EL PATEADOR PATEADO
(O
EL GERENTE “CON DOS CARAS”)
Daniel
Romero Pernalete
Los
protagonistas de esta historia tienen nombres y apellidos. Prefiero
omitirlos para proteger la privacidad de los actores. Los hechos
tienen lugar y tiempo. Prefiero omitirlos para no dar pistas.
Ocurrieron en una oficina pública hace unos cuantos soles. Allí
trabajaba una docena de empleados bajo el látigo severo de un jefe
de departamento a quien llamaban “El Jefecito”. De malas pulgas
era el Jefecito. Llegaba a las 8:00 de la mañana (el tipo era
puntual), echaba una nerónica mirada a sus empleados que ocultaban
su miedo detrás de una poco estudiada sonrisa, y emitía un gruñido
que la gente tomaba por un saludo. Antes de entrar a su despacho
se solazaba reclamando públicamente las fallas de algún
subordinado. Quería que los demás escarmentaran en pellejo ajeno.
Disparaba luego a quemarropa imprecisas instrucciones para algunos
trabajadores, cuidándose de expresarlas con suficiente ambigüedad
como para que los instruidos solicitaran aclaratorias, lo que a su
vez le daban la oportunidad al Jefecito de echarles en cara su
torpeza, su negligencia o su escasa formación. En la oficina decían
que era un tigre con mal de rabia
Pero
bastaba con que asomara su narizota el Gerente de la unidad para que
el furioso tigre se convirtiera en un adorable y sumiso gatito. Se
deshacía en melosidades con el Gerente, quien no tenía reparo en
echarle en cara al Jefecito las fallas de la oficina. “Si, señor”,
“como usted ordene, señor”, “tiene razón, señor”

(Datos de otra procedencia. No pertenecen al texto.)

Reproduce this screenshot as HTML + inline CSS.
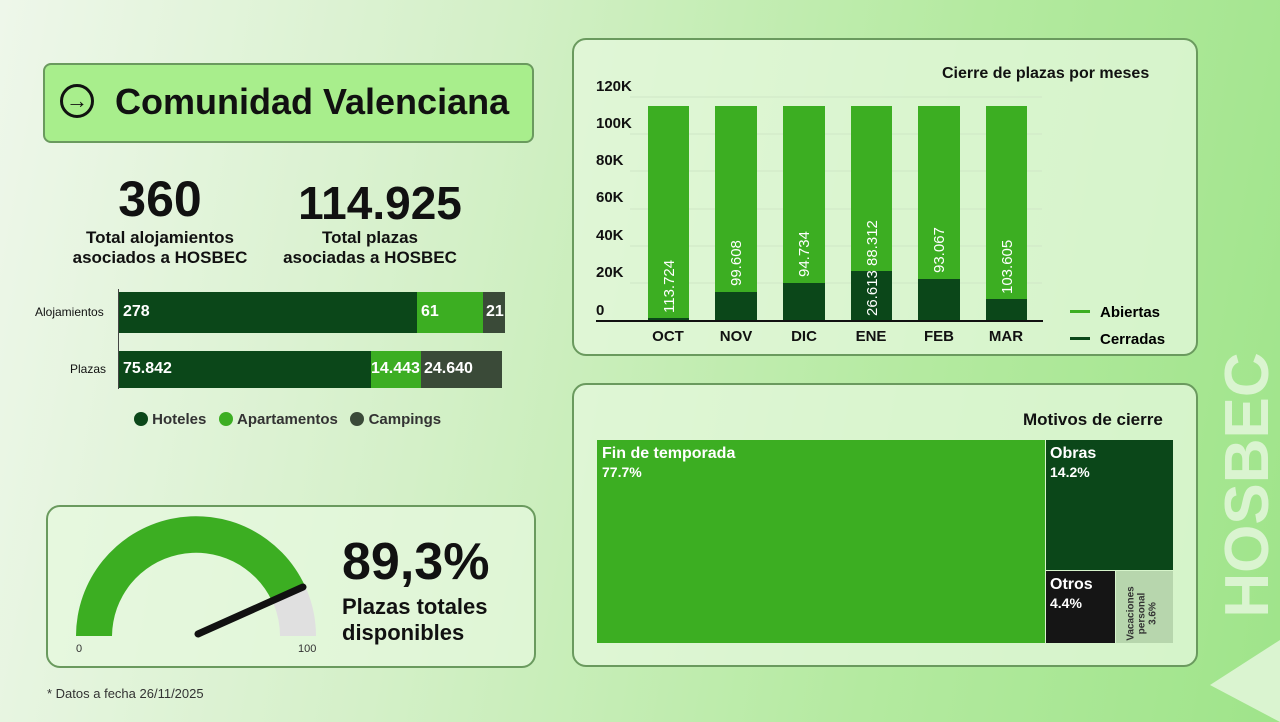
<!DOCTYPE html>
<html><head><meta charset="utf-8"><style>
*{margin:0;padding:0;box-sizing:border-box}
body{width:1280px;height:722px;overflow:hidden;position:relative;font-family:"Liberation Sans",sans-serif;background:linear-gradient(100deg,#eef7ea 0%,#d4f0c8 35%,#b4eaa0 70%,#9fe48a 100%);color:#111}
.a{position:absolute}
.card{position:absolute;border:2px solid #6a9a5e;border-radius:14px;background:rgba(230,248,222,.75)}
.b{font-weight:bold}
.c{text-align:center}
</style></head><body>
<div class="a" style="left:43px;top:63px;width:491px;height:80px;background:#a8ee8c;border:2px solid #6a9a5e;border-radius:8px"></div>
<div class="a" style="left:60px;top:84px;width:34px;height:34px;border:3px solid #111;border-radius:50%;font-size:22px;line-height:27px;text-align:center;font-weight:bold">→</div>
<div class="a b" style="left:115px;top:81px;font-size:36px;white-space:nowrap">Comunidad Valenciana</div>

<div class="a b c" style="left:60px;top:170px;width:200px;font-size:50px">360</div>
<div class="a b c" style="left:60px;top:228px;width:200px;font-size:17px;line-height:20px">Total alojamientos<br>asociados a HOSBEC</div>
<div class="a b c" style="left:270px;top:176px;width:220px;font-size:46px">114.925</div>
<div class="a b c" style="left:270px;top:228px;width:200px;font-size:17px;line-height:20px">Total plazas<br>asociadas a HOSBEC</div>

<div class="a" style="left:35px;top:305px;font-size:12px">Alojamientos</div>
<div class="a" style="left:70px;top:362px;font-size:12px">Plazas</div>
<div class="a" style="left:118px;top:289px;width:1px;height:100px;background:#444"></div>
<div class="a b" style="left:119px;top:292px;width:298px;height:41px;background:#0b4719;color:#fff;font-size:16px;padding:11px 4px">278</div>
<div class="a b" style="left:417px;top:292px;width:66px;height:41px;background:#3cae22;color:#fff;font-size:16px;padding:11px 4px">61</div>
<div class="a b" style="left:483px;top:292px;width:22px;height:41px;background:#3a4a38;color:#fff;font-size:16px;padding:11px 3px">21</div>
<div class="a b" style="left:119px;top:351px;width:252px;height:37px;background:#0b4719;color:#fff;font-size:16px;padding:9px 4px">75.842</div>
<div class="a b" style="left:371px;top:351px;width:50px;height:37px;background:#3cae22;color:#fff;font-size:16px;padding:9px 0 0 0">14.443</div>
<div class="a b" style="left:421px;top:351px;width:81px;height:37px;background:#3a4a38;color:#fff;font-size:16px;padding:9px 3px">24.640</div>
<div class="a" style="left:134px;top:411px;font-size:15px;color:#333"><span style="display:inline-block;width:14px;height:14px;border-radius:50%;background:#0b4719;vertical-align:-2px"></span> <b>Hoteles</b> &nbsp; <span style="display:inline-block;width:14px;height:14px;border-radius:50%;background:#3cae22;vertical-align:-2px"></span> <b>Apartamentos</b> &nbsp; <span style="display:inline-block;width:14px;height:14px;border-radius:50%;background:#3a4a38;vertical-align:-2px"></span> <b>Campings</b></div>

<div class="card" style="left:46px;top:505px;width:490px;height:163px"></div>
<svg class="a" style="left:60px;top:510px" width="280" height="150">
<path d="M16,126 A120,120 0 0 1 256,126 L220,126 A84,84 0 0 0 52,126 Z" fill="#e0e0e0"/>
<path d="M16,126 A120,120 0 0 1 245,76 L212,91 A84,84 0 0 0 52,126 Z" fill="#3cae22"/>
<line x1="138" y1="124" x2="243" y2="77" stroke="#111" stroke-width="7" stroke-linecap="round"/>
<text x="16" y="142" font-size="11" font-family="Liberation Sans" fill="#333">0</text>
<text x="238" y="142" font-size="11" font-family="Liberation Sans" fill="#333">100</text>
</svg>
<div class="a b" style="left:342px;top:532px;font-size:52px">89,3%</div>
<div class="a b" style="left:342px;top:594px;font-size:22px;line-height:26px">Plazas totales<br>disponibles</div>
<div class="a" style="left:47px;top:686px;font-size:13px;color:#333">* Datos a fecha 26/11/2025</div>

<div class="card" style="left:572px;top:38px;width:626px;height:318px"></div>
<div class="a b" style="left:942px;top:65px;font-size:16px">Cierre de plazas por meses</div>
<svg class="a" style="left:590px;top:70px" width="600" height="285" font-family="Liberation Sans">
<g font-weight="bold" font-size="15" fill="#111">
<text x="6" y="21">120K</text><text x="6" y="58">100K</text><text x="6" y="132">60K</text><text x="6" y="95">80K</text><text x="6" y="170">40K</text><text x="6" y="207">20K</text><text x="6" y="245">0</text>
</g>
<g stroke="#cfe6c6" stroke-width="1"><line x1="40" y1="27" x2="452" y2="27"/><line x1="40" y1="64" x2="452" y2="64"/><line x1="40" y1="101" x2="452" y2="101"/><line x1="40" y1="139" x2="452" y2="139"/><line x1="40" y1="176" x2="452" y2="176"/><line x1="40" y1="213" x2="452" y2="213"/></g>
<g fill="#3cae22"><rect x="58" y="36" width="41" height="215"/><rect x="125" y="36" width="42" height="215"/><rect x="193" y="36" width="42" height="215"/><rect x="261" y="36" width="41" height="215"/><rect x="328" y="36" width="42" height="215"/><rect x="396" y="36" width="41" height="215"/></g>
<g fill="#0b4719"><rect x="58" y="248" width="41" height="3"/><rect x="125" y="222" width="42" height="29"/><rect x="193" y="213" width="42" height="38"/><rect x="261" y="201" width="41" height="50"/><rect x="328" y="209" width="42" height="42"/><rect x="396" y="229" width="41" height="22"/></g>
<line x1="6" y1="251" x2="453" y2="251" stroke="#111" stroke-width="2"/>
<g fill="#fff" font-size="15">
<text transform="translate(84,243) rotate(-90)">113.724</text>
<text transform="translate(151,216) rotate(-90)">99.608</text>
<text transform="translate(219,207) rotate(-90)">94.734</text>
<text transform="translate(287,196) rotate(-90)">88.312</text>
<text transform="translate(287,246) rotate(-90)">26.613</text>
<text transform="translate(354,203) rotate(-90)">93.067</text>
<text transform="translate(422,224) rotate(-90)">103.605</text>
</g>
<g font-weight="bold" font-size="15" fill="#111" text-anchor="middle"><text x="78" y="271">OCT</text><text x="146" y="271">NOV</text><text x="214" y="271">DIC</text><text x="281" y="271">ENE</text><text x="349" y="271">FEB</text><text x="416" y="271">MAR</text></g>
<rect x="480" y="240" width="20" height="3" fill="#3cae22"/><text x="510" y="247" font-weight="bold" font-size="15">Abiertas</text>
<rect x="480" y="267" width="20" height="3" fill="#0b4719"/><text x="510" y="274" font-weight="bold" font-size="15">Cerradas</text>
</svg>

<div class="card" style="left:572px;top:383px;width:626px;height:284px"></div>
<div class="a b" style="left:1023px;top:410px;font-size:17px">Motivos de cierre</div>
<div class="a b" style="left:597px;top:440px;width:448px;height:203px;background:#3cae22;color:#fff;font-size:16px;padding:4px 5px;line-height:19px">Fin de temporada<br><span style="font-size:14px">77.7%</span></div>
<div class="a b" style="left:1046px;top:440px;width:127px;height:130px;background:#0b4719;color:#fff;font-size:16px;padding:4px 4px;line-height:19px">Obras<br><span style="font-size:14px">14.2%</span></div>
<div class="a b" style="left:1046px;top:571px;width:69px;height:72px;background:#151515;color:#fff;font-size:16px;padding:4px 4px;line-height:19px">Otros<br><span style="font-size:14px">4.4%</span></div>
<div class="a" style="left:1116px;top:571px;width:57px;height:72px;background:#b7d6ad"></div>
<div class="a b" style="left:1092px;top:597px;width:100px;font-size:10px;line-height:11px;color:#333;transform:rotate(-90deg);text-align:center">Vacaciones<br>personal<br>3.6%</div>

<div class="a b" style="left:1058px;top:448px;width:380px;height:74px;line-height:74px;transform:rotate(-90deg);font-size:62px;color:#e4f7dc;text-align:center;opacity:.85">HOSBEC</div>
<svg class="a" style="left:1205px;top:635px" width="75" height="87"><polygon points="75,5 5,50 75,87" fill="#e4f7dc" opacity=".85"/></svg>
</body></html>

ronroneaba el minino mientras le quitaba alguna pelusa del gerencial
paltó
Los
empleados de la oficina no entendían la transformación. Hablaban de
una supuesta doble personalidad del jefe de la oficina. Los más
leídos hablaban de la burocrática alternancia del Dr. Jekill y
Mister Hyde . Otros se asombraban de ver al Lobo Feroz convertido en
indefensa Caperucita con la sola presencia del Gerente.
Uno
de mis profesores del IESA me enseñó a interpretar este fenómeno.
No había contradicción alguna. Ni una doble personalidad. El
Jefecito era bien coherente en su accionar. El peso de la cultura a
veces aplasta. Desde pequeños, la cultura nos introyecta (¡fea esa
palabra!) un mal entendido respeto a la autoridad. La autoridad del
padre, del maestro, del sacerdote, del líder político y del jefe no
se pone en tela de juicio. El que está arriba tiene la sartén por
el mango y con esa sartén puede golpear a los de abajo. Y mientras
más alta es la jerarquía del jefe, más grande es la sartén y más
fuertes los sartenazos. El que está arriba da las órdenes. El que
está abajo obedece. El que está arriba suelta las patadas. El que
está abajo las recibe sin chistar. Así, el Jefecito se sentía con
derecho a patear a sus subordinados, pero se sentía con la
obligación de aceptar de buen grado las patadas de quien está por
encima de él.
Algunos
autores llaman “efecto cascada” al fenómeno según el cual, en
cada nivel de la organización se tiende a replicar el estilo de
dirección que se practica en el nivel superior. Otros, más
escatológicos, prefieren llamarlo “efecto cagada”, fenómeno
según el cual, en cada nivel de la organización el jefe se siente
con derecho de defecar sobre los que están abajo, pero se siente en
la obligación de recibir el excremento que sueltan los de arriba.
Por
suerte, así como hay coherencia en la personalidad del Jefecito,
también la hay en los jefes que tienen una concepción diferente
(más humanista, más optimista) hombre y del trabajo. Y, por lo
general, el jefe que respeta la dignidad y la integridad de sus
subordinados, exige el mismo respeto por parte de sus superiores.